The big investment trends in the next 12 months
It’s been a rollercoaster 12 months on the stock market, but Australia is getting back to black territory - all thanks to our banks.
Speaking to Yahoo! Finance editor-in-chief Sarah O’Carroll at the Yahoo! Finance Live Summit, Bell Direct Senior Market Analyst Jessica Amir said the Aussie economy had beat growth expectations, after one of its toughest years yet in 2020.
“So many ASX listed companies are reporting strong rebounds in earnings, and we know earnings growth generally drives share price growth,” Amir said.
Key driver: Employment growth
“If you look at banks, which are collectively known as the Financial sector, they’re actually up the most this year - about 20%,” Amir said.
“And that puts banks on pace for the best gain year-to-date in a decade.
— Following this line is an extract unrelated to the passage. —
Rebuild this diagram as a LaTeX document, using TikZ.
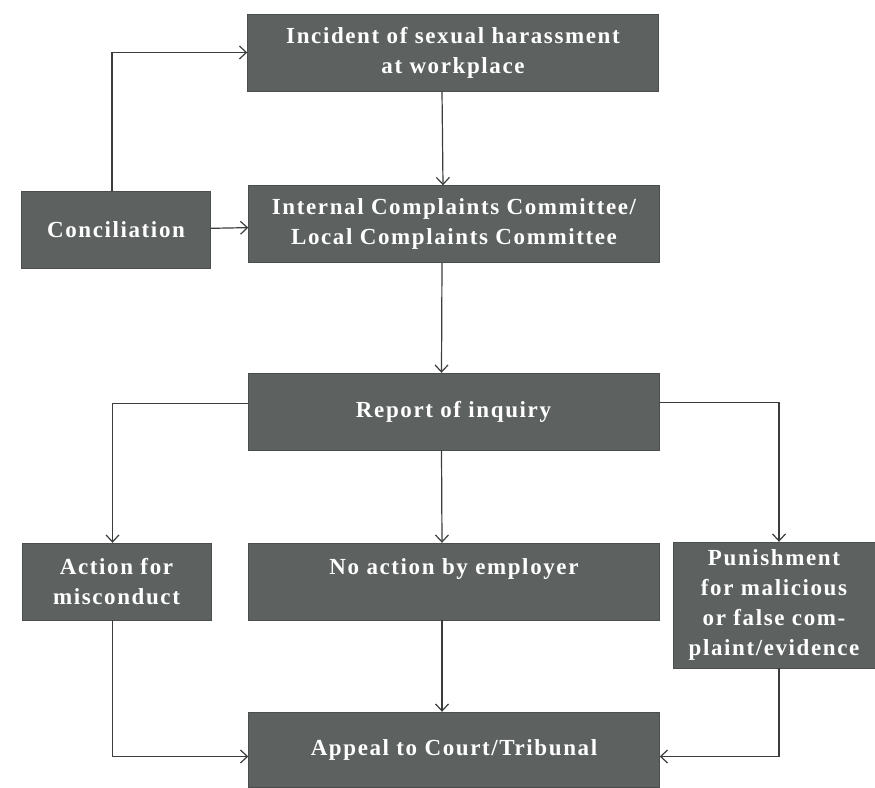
\documentclass[tikz,border=0pt]{standalone}
\usepackage{fontspec}
\setmainfont{Liberation Serif}
\newfontfamily\boxfont[LetterSpace=7]{Liberation Serif}
\usepackage{xcolor}
\usepackage{tikz}
\usetikzlibrary{arrows.meta}

\definecolor{boxgray}{RGB}{93,98,96}
\definecolor{linegray}{RGB}{58,61,60}

\begin{document}
\begin{tikzpicture}[
          x=1pt, y=-1pt,
          every node/.style={fill=boxgray, draw=boxgray!80!black, text=white,
            font=\boxfont\fontsize{23}{30}\selectfont\bfseries, align=center,
            inner sep=0pt},
          wide/.style={minimum width=411pt, minimum height=77pt},
          narrow/.style={minimum width=189pt, minimum height=77pt},
          flow/.style={draw=linegray, line width=1.2pt,
            -{Straight Barb[length=7pt, width=13pt]}}
        ]
          \useasboundingbox (0,0) rectangle (875,787);
          % boxes
          \node[wide] (inc) at (453,52.5) {Incident of sexual harassment\\at workplace};
          \node[wide] (icc) at (454,224) {Internal Complaints Committee/\\Local Complaints Committee};
          \node[narrow] (conc) at (116,230) {Conciliation};
          \node[wide] (rep) at (453.5,411.5) {Report of inquiry};
          \node[narrow] (act) at (116.5,581.5) {Action for\\misconduct};
          \node[wide] (noact) at (454,581.5) {No action by employer\\\mbox{}};
          \node[minimum width=202pt, minimum height=126pt] (pun) at (774,605)
            {Punishment\\for malicious\\or false com-\\plaint/evidence};
          \node[wide, minimum height=75pt] (app) at (454,749.5) {Appeal to Court/Tribunal};
          % connectors
          \draw[flow] ([xshift=-4pt]conc.north) |- (inc.west);
          \draw[flow] (conc) -- (icc);
          \draw[flow] ([xshift=-11pt]inc.south) -- ([xshift=-11pt]icc.north);
          \draw[flow] ([xshift=-12pt]icc.south) -- ([xshift=-12pt]rep.north);
          \draw[flow] ([yshift=8pt]rep.west) -| ([xshift=-4pt]act.north);
          \draw[flow] ([yshift=9pt]rep.east) -| ([xshift=5pt]pun.north);
          \draw[flow] ([xshift=-12pt]rep.south) -- ([xshift=-12pt]noact.north);
          \draw[flow] ([xshift=-12pt]noact.south) -- ([xshift=-12pt]app.north);
          \draw[flow] ([xshift=-4pt]act.south) |- ([yshift=-7pt]app.west);
          \draw[flow] ([xshift=5pt]pun.south) |- ([yshift=-7pt]app.east);
        \end{tikzpicture}
\end{document}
It’s quite extraordinary.”
And the reason? “Mortgage applications are at an all-time-high, and building approvals are skyrocketing.”
As the labour market begins to make a comeback, Aussies with money to spend are looking to take advantage of record-low interest rates, which is putting more money into the banks’ pockets.
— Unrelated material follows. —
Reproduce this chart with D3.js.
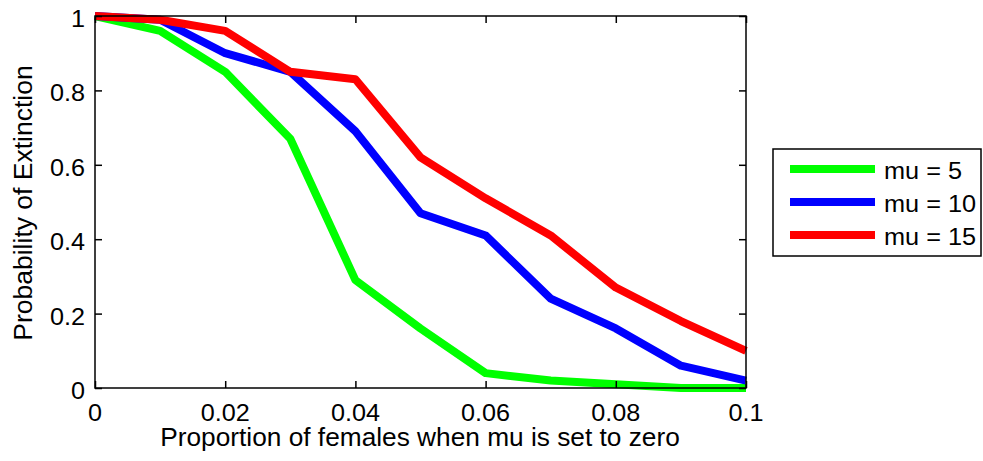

Key driver: Discretionary spending
Another key factor behind Australia’s economic recovery is changing consumer behaviours, Amir said.
“The consumer discretionary sector is the second-best performer on the ASX [Australian Securities Exchange] this year, and lockdown leisure stocks are really at the forefront of this,” she said.
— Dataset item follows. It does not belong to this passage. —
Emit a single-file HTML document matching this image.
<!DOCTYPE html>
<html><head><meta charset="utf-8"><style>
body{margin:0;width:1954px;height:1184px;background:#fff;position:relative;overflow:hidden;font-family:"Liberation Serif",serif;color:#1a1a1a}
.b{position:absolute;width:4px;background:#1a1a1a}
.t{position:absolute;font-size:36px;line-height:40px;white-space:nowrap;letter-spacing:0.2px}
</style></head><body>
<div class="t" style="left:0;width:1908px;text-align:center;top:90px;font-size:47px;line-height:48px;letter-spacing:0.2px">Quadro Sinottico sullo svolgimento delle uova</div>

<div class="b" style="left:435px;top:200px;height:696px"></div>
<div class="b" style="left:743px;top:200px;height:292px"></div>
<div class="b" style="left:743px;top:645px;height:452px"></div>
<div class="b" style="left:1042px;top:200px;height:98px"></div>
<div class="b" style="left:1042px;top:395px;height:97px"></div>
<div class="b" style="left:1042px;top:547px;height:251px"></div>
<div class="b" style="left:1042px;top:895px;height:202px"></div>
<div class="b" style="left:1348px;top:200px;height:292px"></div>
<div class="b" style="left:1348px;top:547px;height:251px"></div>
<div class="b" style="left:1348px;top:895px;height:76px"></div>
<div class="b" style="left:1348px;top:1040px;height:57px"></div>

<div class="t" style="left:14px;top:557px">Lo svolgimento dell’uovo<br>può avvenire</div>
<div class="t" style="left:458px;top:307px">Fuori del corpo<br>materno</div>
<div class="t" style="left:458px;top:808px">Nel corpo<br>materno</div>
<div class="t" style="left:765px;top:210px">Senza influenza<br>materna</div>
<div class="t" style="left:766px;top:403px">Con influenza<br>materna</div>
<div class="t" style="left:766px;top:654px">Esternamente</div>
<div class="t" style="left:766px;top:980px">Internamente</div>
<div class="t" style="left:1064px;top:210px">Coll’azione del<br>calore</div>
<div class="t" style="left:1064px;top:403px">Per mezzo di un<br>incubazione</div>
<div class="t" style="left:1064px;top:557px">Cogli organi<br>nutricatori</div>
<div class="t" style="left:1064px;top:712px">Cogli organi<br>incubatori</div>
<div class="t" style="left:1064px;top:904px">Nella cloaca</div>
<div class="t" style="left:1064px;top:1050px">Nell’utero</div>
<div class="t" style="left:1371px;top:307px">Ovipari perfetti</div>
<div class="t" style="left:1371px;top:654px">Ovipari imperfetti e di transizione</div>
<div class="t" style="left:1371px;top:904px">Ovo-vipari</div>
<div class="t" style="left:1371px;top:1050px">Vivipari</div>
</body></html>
Because we’re unable to leave the country, Aussies are heading on outback road trips with mates, or looking to entertain themselves online.
As a result, Amir said Aussie off-road vehicle company, ARB, was up 50% this year to be the best performer on the ASX in the consumer discretionary space, and shares in global online pokie company Aristocrat were also up 40% this year.
Read more: Investment portfolio themes to consider
What risks should investors be wary of?
When it comes to investing, there are always risks you need to consider.
Right now, Amir said the biggest threats to the economy’s current bull market are: low interest rates and inflation.
“The risk is if interest rates rise sooner than we thought,” Amir said.
“We’re seeing inflation pick up...but the risk here is if prices rise more than is expected, then that could really take the top off some markets,” she said.
So where are the opportunities?
Anthony Doyle, Fidelity’s cross-asset investment specialist, who joined Amir at the Yahoo Finance Summit, told Yahoo Finance that he sees opportunities in emerging markets and Asia.
“The next 1 billion people to enter into the global middle class, 850 million will reside in Asia...That's really one place that we've been focusing our efforts on,” Doyle said.
And one way to do that is through exchange-traded funds - something Amir advocates for.
“Arguably one of the most famous investors Peter Lynch said you can have one up on Wall Street if you become observational,” she said. “Just look at what's going on around you and then approach that thinking as you're investing.”
For example, right now there are more cars on roads, people in shops and queues in banks, Amir said, which plays into a major investment opportunity: oil.
“Last year, the effective oil price was below zero. This year the old price is in recovery mode, so it's up 60 per cent,” she said.”
An ETF to get you into oil is listed on the ASX as OOO, and it’s up 34 per cent this year, Amir said.
“Basically, it mimics what the oil price is doing, and it’s one of the best performing ETFs.”
The second thing to watch, Amir said, is electric cars and lithium.
“About 30 countries around the globe want to be emission free by 2050...What does that mean for us? It means we're going to see more electric cars on the roads in the next 10, 20, 30 years.”
If you want to get into electric cars or lithium, a popular ETF that investors are buying has the ticker code ACDC.
“That had a really cracking year last year, and this year it’s up 14 per cent.”